Hi Unbroken and Bill and others -

I was just on MySpace (yes, Unbroken, the dreaded place! ) and I was looking at my brother's page and some of his pictures. I was a little curious and did a search for my H's name. I've looked before and he did not have anything on there. I was so shocked b/c I found his page and it said "In a Relationship" under "Relationship Status." Also, he had this "girl" who is 22 (he is 30!) as I guess his "relationship" b/c they were saying "I love you back and forth to each other on each person's pages. Keep in mind, I just spent the last hour and a half talking to my friend and that is the only way that I can even type this in a way that half way makes sense.

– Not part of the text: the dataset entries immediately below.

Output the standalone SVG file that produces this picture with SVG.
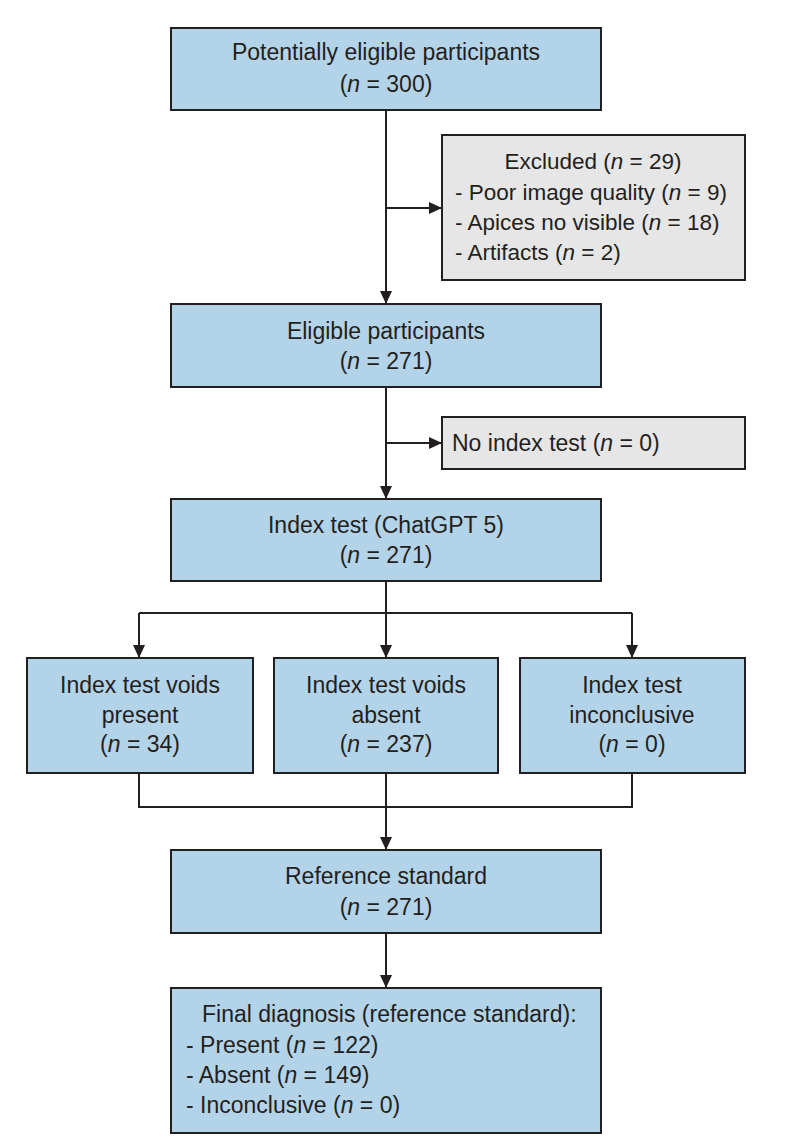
<svg xmlns="http://www.w3.org/2000/svg" width="786" height="1148" viewBox="0 0 786 1148">
<style>
.blue{fill:#b3d3e8;stroke:#231f20;stroke-width:2}
.gray{fill:#e6e6e6;stroke:#231f20;stroke-width:2}
text{font-family:"Liberation Sans",Arial,sans-serif;font-size:23px;fill:#231f20}
.c{text-anchor:middle}
.i{font-style:italic}
.s{font-size:22.5px}
.ln{fill:none;stroke:#231f20;stroke-width:2}
</style>
<defs>
<marker id="ah" markerUnits="userSpaceOnUse" markerWidth="13" markerHeight="12" refX="13" refY="6" orient="auto">
<path d="M0,0 L13,6 L0,12 z" fill="#231f20"/>
</marker>
</defs>
<rect width="786" height="1148" fill="#ffffff"/>
<g id="connectors">
<path class="ln" d="M386,110 V304" marker-end="url(#ah)"/>
<path class="ln" d="M386,208 H442" marker-end="url(#ah)"/>
<path class="ln" d="M386,387 V499" marker-end="url(#ah)"/>
<path class="ln" d="M386,443 H442" marker-end="url(#ah)"/>
<path class="ln" d="M386,581 V613 M139,613 H632"/>
<path class="ln" d="M139,613 V658" marker-end="url(#ah)"/>
<path class="ln" d="M386,613 V658" marker-end="url(#ah)"/>
<path class="ln" d="M632,613 V658" marker-end="url(#ah)"/>
<path class="ln" d="M139,773 V807 H632 V773"/>
<path class="ln" d="M386,773 V850" marker-end="url(#ah)"/>
<path class="ln" d="M386,933 V988" marker-end="url(#ah)"/>
</g>
<g id="potentially-eligible">
<rect class="blue" x="171" y="28" width="430" height="82"/>
<text class="c" x="386" y="60">Potentially eligible participants</text>
<text class="c" x="386" y="92">(<tspan class="i">n</tspan> = 300)</text>
</g>
<g id="excluded">
<rect class="gray" x="442" y="135" width="303" height="145"/>
<text class="c s" x="593" y="169">Excluded (<tspan class="i">n</tspan> = 29)</text>
<text class="s" x="455" y="200">- Poor image quality (<tspan class="i">n</tspan> = 9)</text>
<text class="s" x="455" y="230">- Apices no visible (<tspan class="i">n</tspan> = 18)</text>
<text class="s" x="455" y="260">- Artifacts (<tspan class="i">n</tspan> = 2)</text>
</g>
<g id="eligible">
<rect class="blue" x="171" y="304" width="430" height="83"/>
<text class="c" x="386" y="339">Eligible participants</text>
<text class="c" x="386" y="369">(<tspan class="i">n</tspan> = 271)</text>
</g>
<g id="no-index-test">
<rect class="gray" x="442" y="417" width="303" height="52"/>
<text x="452" y="451">No index test (<tspan class="i">n</tspan> = 0)</text>
</g>
<g id="index-test">
<rect class="blue" x="171" y="499" width="430" height="82"/>
<text class="c" x="386" y="533">Index test (ChatGPT 5)</text>
<text class="c" x="386" y="563">(<tspan class="i">n</tspan> = 271)</text>
</g>
<g id="voids-present">
<rect class="blue" x="27" y="658" width="226" height="115"/>
<text class="c" x="140" y="693">Index test voids</text>
<text class="c" x="140" y="723">present</text>
<text class="c" x="140" y="752">(<tspan class="i">n</tspan> = 34)</text>
</g>
<g id="voids-absent">
<rect class="blue" x="274" y="658" width="224" height="115"/>
<text class="c" x="386" y="693">Index test voids</text>
<text class="c" x="386" y="723">absent</text>
<text class="c" x="386" y="752">(<tspan class="i">n</tspan> = 237)</text>
</g>
<g id="inconclusive">
<rect class="blue" x="520" y="658" width="225" height="115"/>
<text class="c" x="632" y="693">Index test</text>
<text class="c" x="632" y="723">inconclusive</text>
<text class="c" x="632" y="752">(<tspan class="i">n</tspan> = 0)</text>
</g>
<g id="reference-standard">
<rect class="blue" x="171" y="850" width="430" height="83"/>
<text class="c" x="386" y="884">Reference standard</text>
<text class="c" x="386" y="915">(<tspan class="i">n</tspan> = 271)</text>
</g>
<g id="final-diagnosis">
<rect class="blue" x="171" y="988" width="430" height="145"/>
<text x="202" y="1022">Final diagnosis (reference standard):</text>
<text x="186" y="1053">- Present (<tspan class="i">n</tspan> = 122)</text>
<text x="186" y="1083">- Absent (<tspan class="i">n</tspan> = 149)</text>
<text x="186" y="1113">- Inconclusive (<tspan class="i">n</tspan> = 0)</text>
</g>
</svg>
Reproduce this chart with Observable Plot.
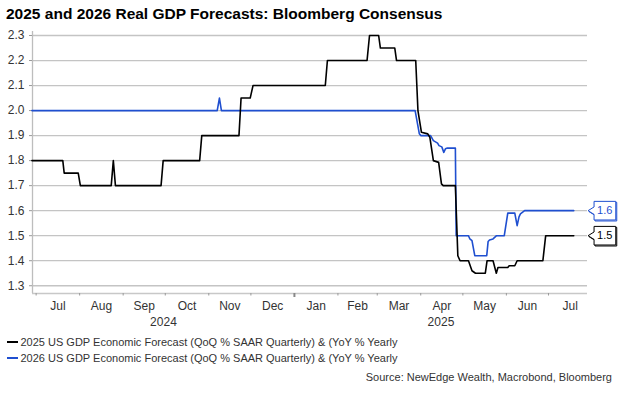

I knew that he had been a little more than "friends" w/ her, but he has told me as recently as October that there was nothing to them and me even thinking that was making too much out of them. He also was talking to me then about moving forward slowly and asked me to give him just a little time to sort of "get rid of her" (my words, not his) so she would not pop up any more in our lives. At the end of October he found out he was losing his job and then everything was halted and he said he couldn't even think about a relationship at this time. Then at Christmas (see my earlier link "Christmas help") he told me that he couldn't promise me anything and that I should move on. Then I notice that over the last few weeks he has been telling this girl that he "loooooooooves" her. How can he say what he said to me in October and then be in this place of "non-relationship" w/ her, which looks a little like a relationship to me, if you ask me!

I have been sort of a non-judgemental friend to him over the last 6 months which is something that I thought was good. Now, I sort of think that I have been sort of his safety net, so he could live out this existence w/ this other person, but know that I would always be there. Now, at Christmas, he told me that he didn't want me to contact him and I should move on.

Do you think that this will actually make him think about the choices he is making? Do you think that he might think about really losing me when I not there to see how he is doing once a week? I know that you really can't know this 100% and I guess that I just need to vent and get this out.

It was just so hurtful to see his words say "I looooooooove you so much" to this other person. The same person that he told me basically meant nothing to him. How can that be?

I guess I've got to give this up to God b/c I can't continue to live worrying about everything when I can't do anything about his side of things. It's just so very hard when you know that he is not behaving like the person that you used to know so well.